Chiles once walked from Pensacola to Tallahassee as part of his campaign, shaking hands along the way. This year, Neeld will walk from Alva to Bonita Springs (he also walked the length of the district back in 2016 in a bid for the House) and hopes to be at the post office in Bonita by the first weekend in October. Neeld has already begun his trek and said he has found success in meeting and greeting residents.
Neeld ran a generation ago for sheriff and is hoping his image as “the business man” will create success this time around.
“The job of being a sheriff is not a law enforcement job, it’s an administrative job,” Neeld said. “A sheriff doesn’t go out every day and arrest the bad guy, he in-turn hires someone to do that. He applies a big budget — lots of (resident) tax dollars.”
Neeld said it’s time to “drain the swamp” in Lee County.
“There’s not just a swamp in Washington or Tallahassee, there’s a swamp in Lee County and there’s a swamp at the Lee County Sheriff’s Office,” he said. “This year, I’m encouraged that (voters) will choose the businessman, as they did in 2016 (for President Trump).”
His goals include “demilitarizing” the agency.
“Military weapons and tactics have no place in domestic law enforcement,” Neeld said. “I would like to reduce the violence and make sure LCSO does their job without being violent towards the people, and I need to restructure the department to do the job which has been thrust upon them.
“The sheriff has had thrust upon them, the duty of attending to people in this community who may have mental illness or addiction issues and we have to restructure the department so we can better deal with that to the benefit of all.”
McKinney, who retired from the LCSO at the rank of major, is seeking office due to what he calls “unethical” standards with leadership.
“If they want a sheriff that is concerned about the people, and not self-serving interests, then I’m their person,” he said. “I have been in police work for well over 34 years and been in government for over 40. I’ve worked in multiple capacities with LCSO over the years.”
McKinney said the first thing he would do as sheriff is “to restore integrity.”
Planks of his platform include: to enforce professional police standards by example and by enforcement, eliminate “reckless” and “self-serving” expenditures and to establish a pay grade system and promotional system that draws the most qualified candidates and creates better retention.

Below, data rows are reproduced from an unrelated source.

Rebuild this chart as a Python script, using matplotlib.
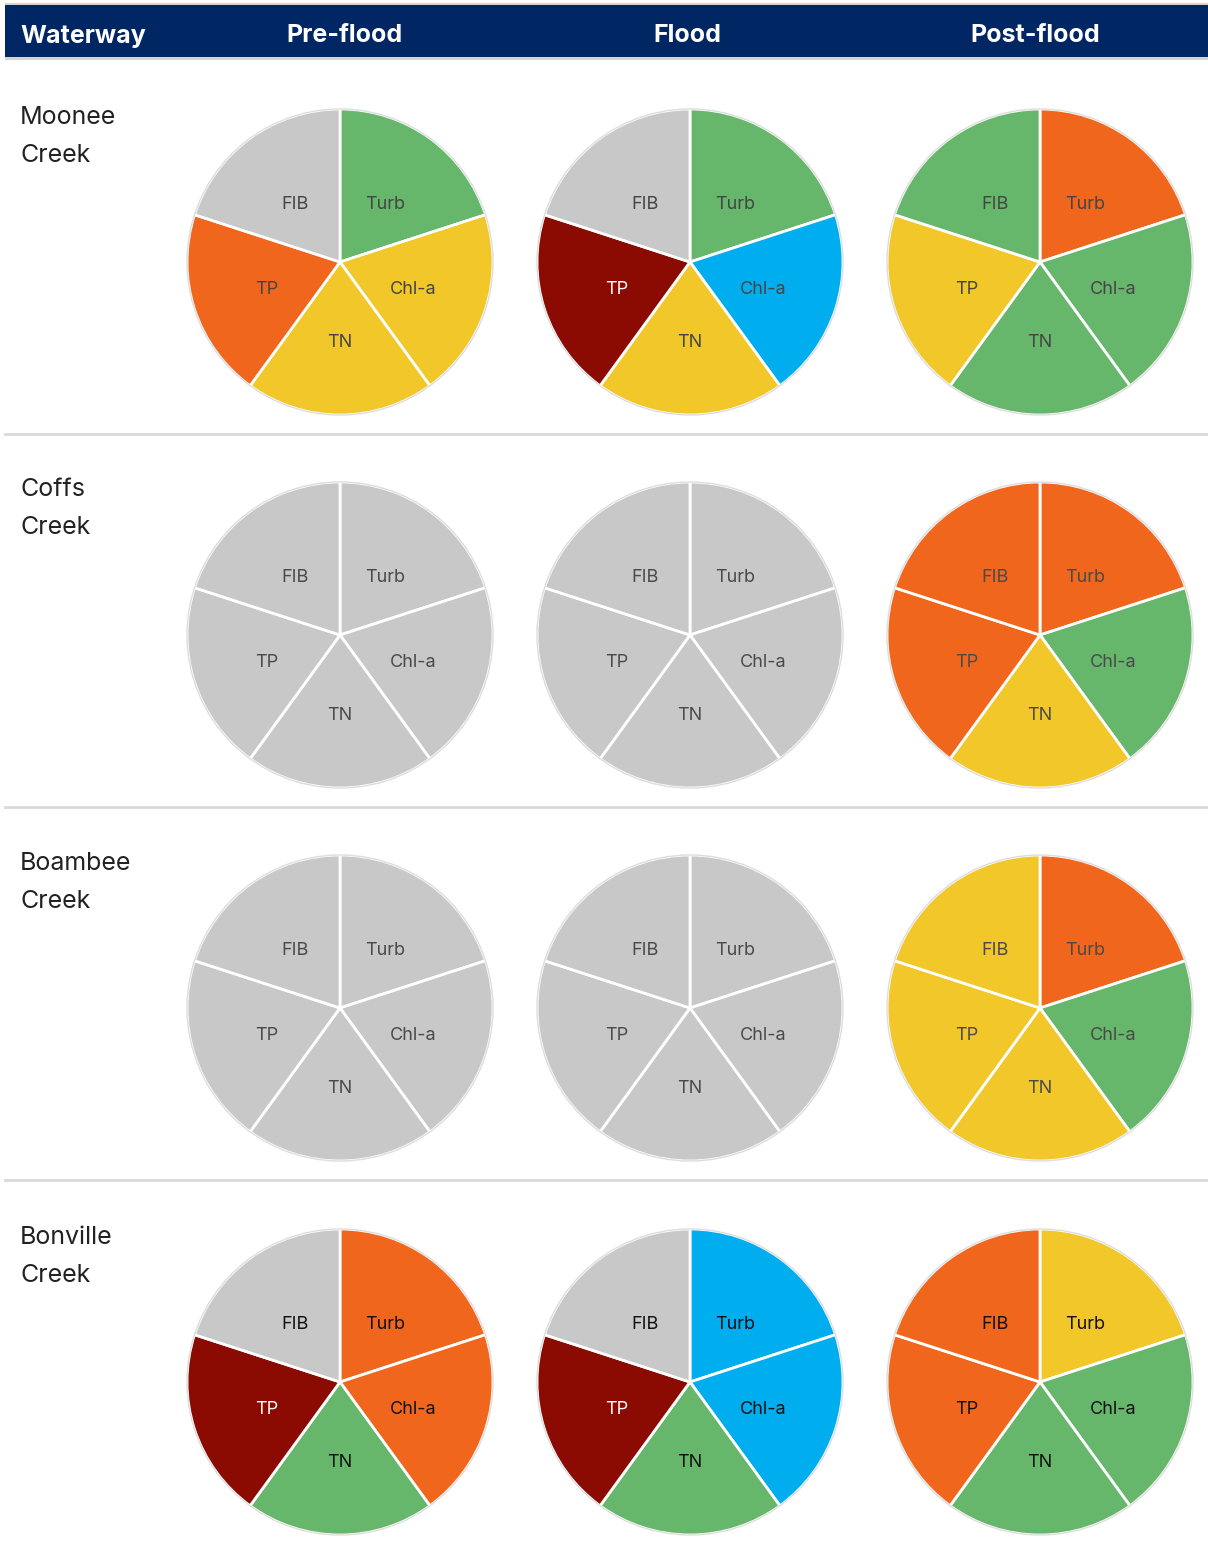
import matplotlib.pyplot as plt
from matplotlib.patches import Rectangle

# indicator slices, clockwise from 12 o'clock
indicators = ['Turb', 'Chl-a', 'TN', 'TP', 'FIB']
waterways = [['Moonee', 'Creek'], ['Coffs', 'Creek'],
             ['Boambee', 'Creek'], ['Bonville', 'Creek']]
periods = ['Pre-flood', 'Flood', 'Post-flood']

# grade per indicator (Turb, Chl-a, TN, TP, FIB)
moonee = [['green', 'yellow', 'yellow', 'orange', 'grey'],
          ['green', 'blue', 'yellow', 'red', 'grey'],
          ['orange', 'green', 'green', 'yellow', 'green']]
coffs = [['grey'] * 5,
         ['grey'] * 5,
         ['orange', 'green', 'yellow', 'orange', 'orange']]
boambee = [['grey'] * 5,
           ['grey'] * 5,
           ['orange', 'green', 'yellow', 'yellow', 'yellow']]
bonville = [['orange', 'orange', 'green', 'red', 'grey'],
            ['blue', 'blue', 'green', 'red', 'grey'],
            ['yellow', 'green', 'green', 'orange', 'orange']]
grades = [moonee, coffs, boambee, bonville]

palette = {'grey': '#C8C8C8', 'green': '#66B66B', 'yellow': '#F2C72A',
           'orange': '#F1661D', 'red': '#8B0A02', 'blue': '#00AEEF'}
label_col = ['#454545', '#4a4a4a', '#4a4a4a', '#111111']

W, H = 1208, 1548
fig = plt.figure(figsize=(W / 100, H / 100), dpi=100)
plt.rcParams['font.family'] = ['Inter', 'DejaVu Sans']

bg = fig.add_axes([0, 0, 1, 1])
bg.set_xlim(0, W)
bg.set_ylim(H, 0)
bg.axis('off')

# header bar
bg.add_patch(Rectangle((5, 3), W - 5, 57, color='#D4D4D4', lw=0))
bg.add_patch(Rectangle((5, 5), W - 5, 52, color='#002664', lw=0))
bg.text(20, 36, 'Waterway', color='white', fontsize=18, fontweight='bold',
        va='center', ha='left')
col_x = [340, 690, 1040]
head_x = [345, 687, 1035]
for hx, p in zip(head_x, periods):
    bg.text(hx, 36, p, color='white', fontsize=18, fontweight='bold',
            va='center', ha='center')

row_y = [262, 635, 1008, 1382]
for i, name in enumerate(waterways):
    for k, line in enumerate(name):
        bg.text(20, row_y[i] - 145 + 38 * k, line, fontsize=18,
                color='#222222', va='center', ha='left')
    if i < len(waterways) - 1:
        sep = (row_y[i] + row_y[i + 1]) / 2 - 15
        bg.plot([5, W], [sep, sep], color='#D9D9D9', lw=2)

R = 153
for i in range(len(waterways)):
    for j in range(len(periods)):
        cx, cy = col_x[j], row_y[i]
        ax = fig.add_axes([(cx - R - 3) / W, 1 - (cy + R + 3) / H,
                           (2 * R + 6) / W, (2 * R + 6) / H])
        cols = [palette[g] for g in grades[i][j]]
        r = R / (R + 3)
        wedges, texts = ax.pie([1] * 5, labels=indicators, colors=cols,
                               startangle=90, counterclock=False,
                               labeldistance=0.5,
                               wedgeprops=dict(edgecolor='white', linewidth=2),
                               textprops=dict(fontsize=13, ha='center',
                                              va='center'),
                               radius=r)
        for t, g in zip(texts, grades[i][j]):
            t.set_color('white' if g == 'red' else label_col[i])
            x, y = t.get_position()
            t.set_position((x, y - 0.027))
        ax.add_patch(plt.Circle((0, 0), r, fill=False,
                                edgecolor='#DDDDDD', lw=1))
        ax.set_xlim(-1, 1)
        ax.set_ylim(-1, 1)
        ax.set_aspect('equal')

fig.savefig('out.png', dpi=100)
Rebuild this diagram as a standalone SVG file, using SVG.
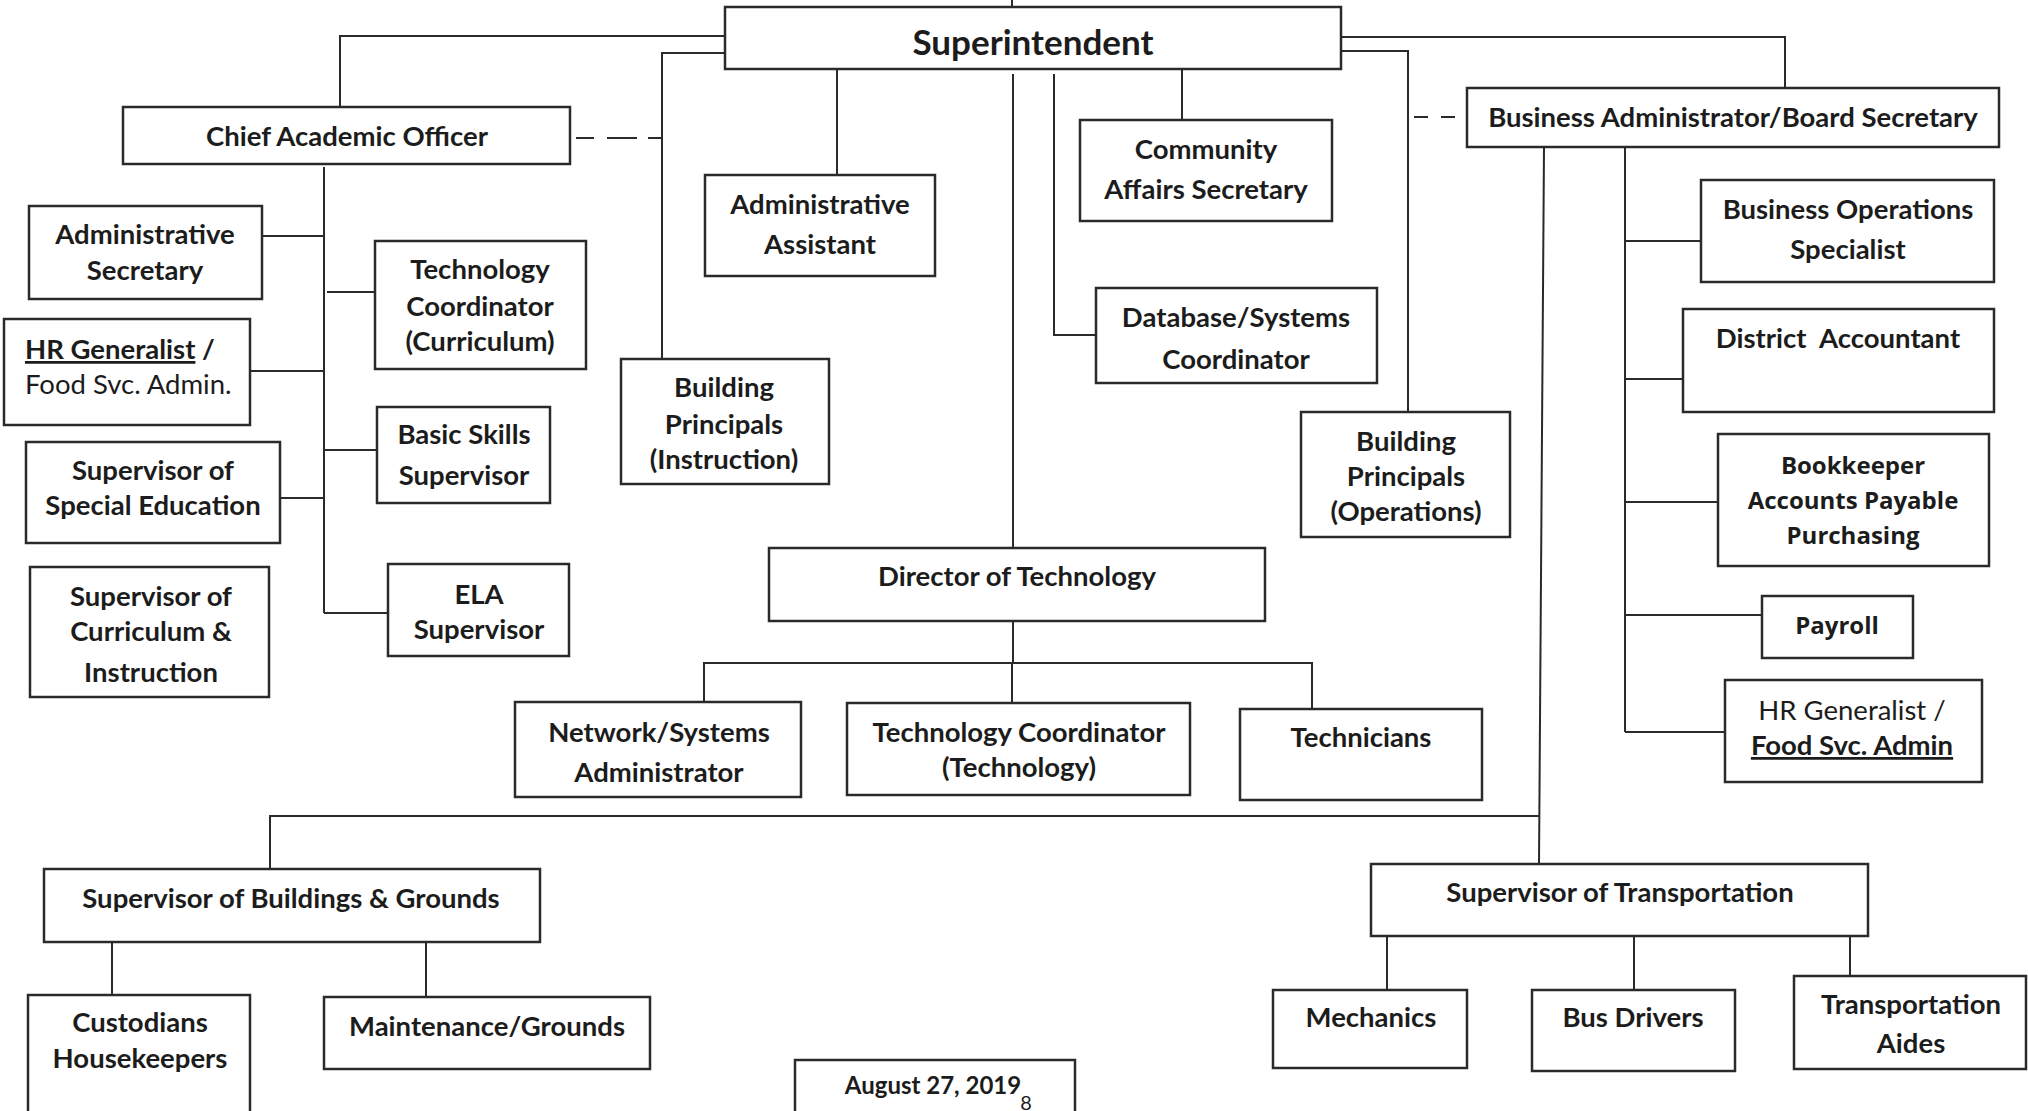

He hopes to improve communications and working environments with employees, the media and the community.
Qualls, now a life-coach after a 21-year law enforcement career, is hoping to take his profession and ingrain those practices into the office.
“I believe the life-coaching concept would be perfect for law enforcement,” Qualls said. “I help people change their negative thoughts and turn them into something positive. I try to look for their strengths and build upon those. I want to have all of the deputies and corrections officers get certified as life coaches and I want to have a life coaching program in the jail for the inmates.”
Qualls would also like to see a mentor program for kids and a “crime prevention committee” made up of those with first-hand knowledge of the criminal mind, including former criminals.
“I believe they have the knowledge in their mind of why crimes are committed and what to look for,” he said.
Qualls also advocates for deputies and corrections officers to be in-shape and will create a mandatory fitness test and drug program.